On 8 December 1596 Nicholas Starkie of Cleworth near Manchester consulted Dee about the demonic possession of seven people in his household. Like most contemporaries, Starkie assumed that the learned could communicate with the spirit world. He could not know about Dee's previous attempts at exorcism, though he may have heard rumours about his angel magic. Two of Starkie's sons had shown the convulsive symptoms of demonic possession in early 1595. After spending the huge sum
of £200 without curing them, Starkie engaged Edmund Hartley, a local ‘cunning man’, as a household servant, who succeeded in calming them for eighteen months with ‘certain popish charms and herbs’.

However, Starkie eventually suspected Hartley of bewitching three other children, a maid, and an adult family relative, the ‘Lancashire Seven’. Dee's response to Starkie's plea, we should note, became a bone of contention between Presbyterians and conformists. The simplest Presbyterian version, usually repeated by historians, claimed that Dee refused to meddle in the matter and advised Starkie to consult ‘some godly preachers’ about ‘a Public or Private fast’. That Presbyterian method of exorcism involved long, fervent extempore prayers. According to the Presbyterian story, Dee ‘sharply reproved, and straightly examined’ Hartley the witch, temporarily easing the symptoms. Nor, they insisted, did Dee suggest that Starkie write to Darrell, already well-known for successful exorcisms.
1

The conformists told a different story. Of the thirteen books published about the Darrell controversy, Darrell or his supporters wrote ten. The three replies by their opponents had greater impact on Dee's reputation. Whitgift, Bancroft and Harsnett emphasised from the first Dee's involvement in the exorcisms and his knowledge of Darrell's reputation. Their tactics forced later Presbyterian accounts of the Lancashire Seven into gradually admitting that Dee played a more significant role than they had first suggested.

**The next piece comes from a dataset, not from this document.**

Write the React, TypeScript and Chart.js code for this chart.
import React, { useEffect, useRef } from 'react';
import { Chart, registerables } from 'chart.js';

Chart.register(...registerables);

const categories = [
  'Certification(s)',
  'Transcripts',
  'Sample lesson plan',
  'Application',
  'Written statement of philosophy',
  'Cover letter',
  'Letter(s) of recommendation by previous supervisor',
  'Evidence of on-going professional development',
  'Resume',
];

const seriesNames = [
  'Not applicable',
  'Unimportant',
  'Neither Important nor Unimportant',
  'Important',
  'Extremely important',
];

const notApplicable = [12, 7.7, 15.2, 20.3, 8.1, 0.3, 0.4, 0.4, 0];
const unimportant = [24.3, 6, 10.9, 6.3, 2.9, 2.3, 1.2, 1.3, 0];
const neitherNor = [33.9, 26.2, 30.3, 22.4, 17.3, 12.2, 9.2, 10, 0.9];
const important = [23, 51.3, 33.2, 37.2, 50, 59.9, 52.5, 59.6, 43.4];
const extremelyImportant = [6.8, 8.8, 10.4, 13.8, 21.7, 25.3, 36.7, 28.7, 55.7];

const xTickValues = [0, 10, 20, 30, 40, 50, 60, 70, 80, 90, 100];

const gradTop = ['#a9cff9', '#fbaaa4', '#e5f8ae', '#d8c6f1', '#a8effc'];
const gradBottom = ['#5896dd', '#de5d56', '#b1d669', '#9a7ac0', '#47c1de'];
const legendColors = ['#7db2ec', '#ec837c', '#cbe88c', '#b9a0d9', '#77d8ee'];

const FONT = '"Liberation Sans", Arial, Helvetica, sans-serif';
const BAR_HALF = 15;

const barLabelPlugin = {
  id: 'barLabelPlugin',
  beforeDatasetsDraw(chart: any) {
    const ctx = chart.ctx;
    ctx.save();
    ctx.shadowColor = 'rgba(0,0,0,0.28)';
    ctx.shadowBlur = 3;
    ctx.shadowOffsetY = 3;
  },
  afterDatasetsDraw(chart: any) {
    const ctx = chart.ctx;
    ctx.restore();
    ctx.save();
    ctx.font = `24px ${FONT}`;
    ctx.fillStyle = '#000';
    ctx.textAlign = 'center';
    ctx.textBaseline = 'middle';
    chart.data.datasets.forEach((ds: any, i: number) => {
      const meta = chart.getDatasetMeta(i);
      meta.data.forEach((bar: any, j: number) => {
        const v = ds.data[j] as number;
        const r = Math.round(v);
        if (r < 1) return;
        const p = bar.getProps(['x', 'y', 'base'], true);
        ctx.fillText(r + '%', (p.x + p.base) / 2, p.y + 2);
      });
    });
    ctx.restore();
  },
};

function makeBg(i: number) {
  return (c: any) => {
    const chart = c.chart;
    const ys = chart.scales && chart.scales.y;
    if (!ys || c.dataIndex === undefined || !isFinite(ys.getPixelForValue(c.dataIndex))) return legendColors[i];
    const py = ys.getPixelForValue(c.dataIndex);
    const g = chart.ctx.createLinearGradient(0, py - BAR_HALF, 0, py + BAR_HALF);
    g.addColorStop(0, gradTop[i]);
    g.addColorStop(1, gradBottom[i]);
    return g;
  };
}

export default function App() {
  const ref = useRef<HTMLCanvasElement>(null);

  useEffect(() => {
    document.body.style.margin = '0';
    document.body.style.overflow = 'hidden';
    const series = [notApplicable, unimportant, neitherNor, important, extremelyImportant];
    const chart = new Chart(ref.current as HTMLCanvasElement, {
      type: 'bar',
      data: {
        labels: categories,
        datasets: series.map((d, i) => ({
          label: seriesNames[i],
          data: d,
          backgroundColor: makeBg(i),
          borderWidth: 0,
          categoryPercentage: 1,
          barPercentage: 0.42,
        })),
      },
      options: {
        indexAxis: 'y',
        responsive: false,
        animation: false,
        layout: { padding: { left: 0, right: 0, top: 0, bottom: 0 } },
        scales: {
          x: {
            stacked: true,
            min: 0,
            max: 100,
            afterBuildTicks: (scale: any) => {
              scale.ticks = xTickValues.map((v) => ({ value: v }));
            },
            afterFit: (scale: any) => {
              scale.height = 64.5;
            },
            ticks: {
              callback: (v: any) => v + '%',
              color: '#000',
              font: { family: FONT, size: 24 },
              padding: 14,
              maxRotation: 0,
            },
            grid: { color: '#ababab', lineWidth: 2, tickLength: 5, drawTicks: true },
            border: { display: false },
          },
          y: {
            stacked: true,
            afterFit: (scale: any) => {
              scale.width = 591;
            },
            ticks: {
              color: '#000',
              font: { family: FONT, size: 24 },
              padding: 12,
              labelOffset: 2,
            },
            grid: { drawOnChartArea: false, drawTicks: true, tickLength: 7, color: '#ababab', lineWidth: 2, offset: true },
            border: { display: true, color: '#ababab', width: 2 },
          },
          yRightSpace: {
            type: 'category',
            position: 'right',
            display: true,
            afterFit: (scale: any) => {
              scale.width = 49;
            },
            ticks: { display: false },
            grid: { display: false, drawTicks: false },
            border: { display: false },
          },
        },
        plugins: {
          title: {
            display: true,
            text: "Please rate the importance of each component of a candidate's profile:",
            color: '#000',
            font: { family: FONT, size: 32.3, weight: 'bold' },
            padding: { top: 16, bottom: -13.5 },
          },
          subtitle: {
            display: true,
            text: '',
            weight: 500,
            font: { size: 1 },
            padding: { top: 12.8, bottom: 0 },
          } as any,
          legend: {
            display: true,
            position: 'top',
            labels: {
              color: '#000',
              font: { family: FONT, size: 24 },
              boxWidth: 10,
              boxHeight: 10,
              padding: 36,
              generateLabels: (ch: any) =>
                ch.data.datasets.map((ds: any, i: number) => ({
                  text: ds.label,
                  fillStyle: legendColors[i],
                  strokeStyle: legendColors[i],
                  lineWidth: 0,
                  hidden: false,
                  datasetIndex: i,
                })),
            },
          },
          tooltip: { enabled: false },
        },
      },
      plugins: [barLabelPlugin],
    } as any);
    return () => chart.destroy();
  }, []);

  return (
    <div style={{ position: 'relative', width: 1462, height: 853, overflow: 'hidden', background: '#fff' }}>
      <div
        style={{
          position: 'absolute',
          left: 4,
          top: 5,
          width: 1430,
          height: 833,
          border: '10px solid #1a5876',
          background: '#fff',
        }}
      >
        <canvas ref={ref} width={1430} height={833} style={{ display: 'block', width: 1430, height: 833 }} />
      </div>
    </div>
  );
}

The conformists exploited an advantage: they had captured a manuscript, written by a Manchester preacher named Dickons, which gave a detailed account of these goings-on. Darrell claimed that Bancroft kept a copy, though it has disappeared.
2
Bancroft naturally selected from this manuscript to suit his prejudices, which included denying that Hartley was really a witch. In autumn 1598 the High Commission tried to force Darrell to admit that he had in fact instructed the Lancashire Seven how to counterfeit their symptoms of demonic possession.
3

By emphasising Dee's involvement with Darrell, the conformists could use his established notoriety as a ‘conjuror’ to blacken the Presbyterians, while denouncing the witchcraft accusations and exorcisms as fraudulent. That approach helped to undercut Presbyterian claims that Darrell's
power over demons confirmed their cause and further emphasised that credulity about exorcisms made the populace vulnerable to political subversion. As Bancroft and Harsnett put it, the Presbyterians ‘not prevailing by the conspiracy of Hacket, nor by the libelling of Martin [Marprelate] (yet fearing to attempt the rebellion of Scotland and Geneva for their reformation) would obtain credit by working miracles in casting out Devils’.
4
The conformists repeatedly waved this red flag of religious rebellion over witchcraft and demonic possession.

Ironically, Dee's response to the accusations against Hartley sometimes seems as sceptical as Bancroft's. The local justice Edmund Hopwood prepared for Hartley's trial at Lancaster assizes by taking the depositions of Starkie's children in February 1597.
5
Darrell arrived in Lancashire on 16 March, and three days later Hopwood consulted Dee, perhaps for advice on whether he should cooperate with Darrell.